When I called Don Boudreaux yesterday, he was awaiting a call from his insurance company after the condo above him had leaked water into his condo. We got talking about insurance and I remembered my first interaction with my auto insurer, State Farm.

I was a fairly safe driver, so even though I had driven from age 16 on, I had my first fender bender when I was 31 or 32. I was crossing a bridge from Washington, D.C. to Arlington, VA and I crashed into a trailer being hauled by a truck. The other driver and I agreed that I had not damaged his trailer but I had damaged mine, and it was entirely my fault. My mind had wandered back to this or that work issue.

With a lot of trepidation, I called up my insurer, State Farm. I talked to the person as if I were talking to my father and expecting to get yelled at.

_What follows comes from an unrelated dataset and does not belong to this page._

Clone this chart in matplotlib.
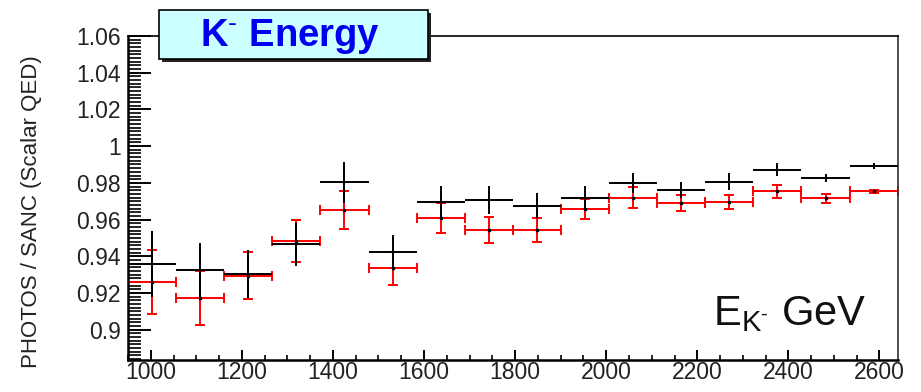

He or she didn’t. The claims person calmly took my information and told me how to go about getting a repair estimate.

This response by the insurance company representative may not surprise you and it would no longer surprise me. That’s the point. Sometimes we bring into the bigger world our mindset from growing up in a family and expect the people in that bigger world to react the way family members might.

But State Farm was providing a service that it was charging for. The company had a strong incentive to tell its employees to treat their customers professionally.

What I remember still is how good I felt from that interaction compared to how I had expected to feel.